[Data extract start]

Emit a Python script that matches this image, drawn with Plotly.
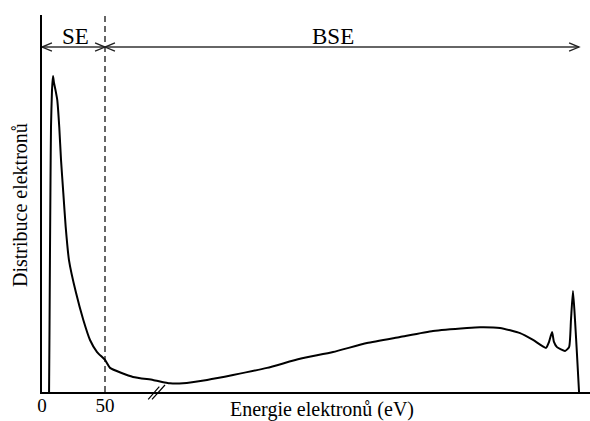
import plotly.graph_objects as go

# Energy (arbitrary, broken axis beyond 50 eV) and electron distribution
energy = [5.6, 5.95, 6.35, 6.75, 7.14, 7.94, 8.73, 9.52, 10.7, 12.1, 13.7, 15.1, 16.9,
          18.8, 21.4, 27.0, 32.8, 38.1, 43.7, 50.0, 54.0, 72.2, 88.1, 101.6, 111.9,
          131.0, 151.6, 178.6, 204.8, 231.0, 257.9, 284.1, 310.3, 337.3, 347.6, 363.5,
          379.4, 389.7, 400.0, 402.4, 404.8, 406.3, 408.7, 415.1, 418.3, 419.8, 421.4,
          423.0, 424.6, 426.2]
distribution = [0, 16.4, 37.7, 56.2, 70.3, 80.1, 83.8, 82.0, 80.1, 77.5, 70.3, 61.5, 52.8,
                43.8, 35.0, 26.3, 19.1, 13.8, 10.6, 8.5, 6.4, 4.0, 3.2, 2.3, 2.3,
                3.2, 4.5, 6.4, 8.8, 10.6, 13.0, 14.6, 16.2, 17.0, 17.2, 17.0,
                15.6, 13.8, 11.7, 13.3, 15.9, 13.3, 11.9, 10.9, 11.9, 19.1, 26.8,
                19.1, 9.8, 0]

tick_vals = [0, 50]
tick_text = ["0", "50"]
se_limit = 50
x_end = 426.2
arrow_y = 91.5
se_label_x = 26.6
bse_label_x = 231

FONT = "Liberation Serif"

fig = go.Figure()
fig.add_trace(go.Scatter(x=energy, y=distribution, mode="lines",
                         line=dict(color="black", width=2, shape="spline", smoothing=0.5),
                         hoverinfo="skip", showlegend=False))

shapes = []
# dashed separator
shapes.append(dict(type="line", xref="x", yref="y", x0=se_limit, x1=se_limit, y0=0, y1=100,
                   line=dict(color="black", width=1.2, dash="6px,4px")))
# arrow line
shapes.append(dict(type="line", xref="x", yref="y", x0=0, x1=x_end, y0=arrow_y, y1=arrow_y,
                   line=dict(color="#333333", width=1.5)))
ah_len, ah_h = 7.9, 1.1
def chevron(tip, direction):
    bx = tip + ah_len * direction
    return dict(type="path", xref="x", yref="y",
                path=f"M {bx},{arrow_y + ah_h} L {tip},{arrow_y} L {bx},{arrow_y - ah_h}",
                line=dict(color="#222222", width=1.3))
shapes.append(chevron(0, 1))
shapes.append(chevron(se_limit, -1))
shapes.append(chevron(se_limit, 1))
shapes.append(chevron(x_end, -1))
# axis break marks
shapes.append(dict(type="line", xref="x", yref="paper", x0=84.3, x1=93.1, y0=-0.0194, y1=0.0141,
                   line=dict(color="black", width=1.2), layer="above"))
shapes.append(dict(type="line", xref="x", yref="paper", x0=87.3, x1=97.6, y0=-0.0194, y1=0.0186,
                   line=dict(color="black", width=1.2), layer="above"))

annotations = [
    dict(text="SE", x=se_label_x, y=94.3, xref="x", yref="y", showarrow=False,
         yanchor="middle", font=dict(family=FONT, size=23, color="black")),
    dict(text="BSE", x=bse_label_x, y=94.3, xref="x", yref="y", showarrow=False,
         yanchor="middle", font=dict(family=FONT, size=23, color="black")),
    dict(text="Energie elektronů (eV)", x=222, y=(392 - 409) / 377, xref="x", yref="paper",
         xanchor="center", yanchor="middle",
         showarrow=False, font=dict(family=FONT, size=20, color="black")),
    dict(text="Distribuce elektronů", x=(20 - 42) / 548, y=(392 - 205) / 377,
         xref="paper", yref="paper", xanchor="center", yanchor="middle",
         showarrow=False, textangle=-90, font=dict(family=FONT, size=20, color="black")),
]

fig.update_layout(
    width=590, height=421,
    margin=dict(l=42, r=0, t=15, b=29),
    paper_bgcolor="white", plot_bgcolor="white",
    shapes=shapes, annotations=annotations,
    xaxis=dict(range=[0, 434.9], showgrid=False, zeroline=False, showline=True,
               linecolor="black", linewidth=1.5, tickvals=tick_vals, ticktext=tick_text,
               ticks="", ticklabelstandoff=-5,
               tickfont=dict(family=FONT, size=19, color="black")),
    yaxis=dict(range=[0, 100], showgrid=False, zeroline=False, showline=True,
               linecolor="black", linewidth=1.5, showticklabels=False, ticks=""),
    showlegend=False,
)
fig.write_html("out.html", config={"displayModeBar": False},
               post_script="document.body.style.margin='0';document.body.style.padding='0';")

[Data extract end]

*Directive*.
Leave the pictures out and output the rest of the listing exactly.

*Exercise answer*.
Emit a Python script that matches this image, drawn with Plotly.
import plotly.graph_objects as go

# Energy (arbitrary, broken axis beyond 50 eV) and electron distribution
energy = [5.6, 5.95, 6.35, 6.75, 7.14, 7.94, 8.73, 9.52, 10.7, 12.1, 13.7, 15.1, 16.9,
          18.8, 21.4, 27.0, 32.8, 38.1, 43.7, 50.0, 54.0, 72.2, 88.1, 101.6, 111.9,
          131.0, 151.6, 178.6, 204.8, 231.0, 257.9, 284.1, 310.3, 337.3, 347.6, 363.5,
          379.4, 389.7, 400.0, 402.4, 404.8, 406.3, 408.7, 415.1, 418.3, 419.8, 421.4,
          423.0, 424.6, 426.2]
distribution = [0, 16.4, 37.7, 56.2, 70.3, 80.1, 83.8, 82.0, 80.1, 77.5, 70.3, 61.5, 52.8,
                43.8, 35.0, 26.3, 19.1, 13.8, 10.6, 8.5, 6.4, 4.0, 3.2, 2.3, 2.3,
                3.2, 4.5, 6.4, 8.8, 10.6, 13.0, 14.6, 16.2, 17.0, 17.2, 17.0,
                15.6, 13.8, 11.7, 13.3, 15.9, 13.3, 11.9, 10.9, 11.9, 19.1, 26.8,
                19.1, 9.8, 0]

tick_vals = [0, 50]
tick_text = ["0", "50"]
se_limit = 50
x_end = 426.2
arrow_y = 91.5
se_label_x = 26.6
bse_label_x = 231

FONT = "Liberation Serif"

fig = go.Figure()
fig.add_trace(go.Scatter(x=energy, y=distribution, mode="lines",
                         line=dict(color="black", width=2, shape="spline", smoothing=0.5),
                         hoverinfo="skip", showlegend=False))

shapes = []
# dashed separator
shapes.append(dict(type="line", xref="x", yref="y", x0=se_limit, x1=se_limit, y0=0, y1=100,
                   line=dict(color="black", width=1.2, dash="6px,4px")))
# arrow line
shapes.append(dict(type="line", xref="x", yref="y", x0=0, x1=x_end, y0=arrow_y, y1=arrow_y,
                   line=dict(color="#333333", width=1.5)))
ah_len, ah_h = 7.9, 1.1
def chevron(tip, direction):
    bx = tip + ah_len * direction
    return dict(type="path", xref="x", yref="y",
                path=f"M {bx},{arrow_y + ah_h} L {tip},{arrow_y} L {bx},{arrow_y - ah_h}",
                line=dict(color="#222222", width=1.3))
shapes.append(chevron(0, 1))
shapes.append(chevron(se_limit, -1))
shapes.append(chevron(se_limit, 1))
shapes.append(chevron(x_end, -1))
# axis break marks
shapes.append(dict(type="line", xref="x", yref="paper", x0=84.3, x1=93.1, y0=-0.0194, y1=0.0141,
                   line=dict(color="black", width=1.2), layer="above"))
shapes.append(dict(type="line", xref="x", yref="paper", x0=87.3, x1=97.6, y0=-0.0194, y1=0.0186,
                   line=dict(color="black", width=1.2), layer="above"))

annotations = [
    dict(text="SE", x=se_label_x, y=94.3, xref="x", yref="y", showarrow=False,
         yanchor="middle", font=dict(family=FONT, size=23, color="black")),
    dict(text="BSE", x=bse_label_x, y=94.3, xref="x", yref="y", showarrow=False,
         yanchor="middle", font=dict(family=FONT, size=23, color="black")),
    dict(text="Energie elektronů (eV)", x=222, y=(392 - 409) / 377, xref="x", yref="paper",
         xanchor="center", yanchor="middle",
         showarrow=False, font=dict(family=FONT, size=20, color="black")),
    dict(text="Distribuce elektronů", x=(20 - 42) / 548, y=(392 - 205) / 377,
         xref="paper", yref="paper", xanchor="center", yanchor="middle",
         showarrow=False, textangle=-90, font=dict(family=FONT, size=20, color="black")),
]

fig.update_layout(
    width=590, height=421,
    margin=dict(l=42, r=0, t=15, b=29),
    paper_bgcolor="white", plot_bgcolor="white",
    shapes=shapes, annotations=annotations,
    xaxis=dict(range=[0, 434.9], showgrid=False, zeroline=False, showline=True,
               linecolor="black", linewidth=1.5, tickvals=tick_vals, ticktext=tick_text,
               ticks="", ticklabelstandoff=-5,
               tickfont=dict(family=FONT, size=19, color="black")),
    yaxis=dict(range=[0, 100], showgrid=False, zeroline=False, showline=True,
               linecolor="black", linewidth=1.5, showticklabels=False, ticks=""),
    showlegend=False,
)
fig.write_html("out.html", config={"displayModeBar": False},
               post_script="document.body.style.margin='0';document.body.style.padding='0';")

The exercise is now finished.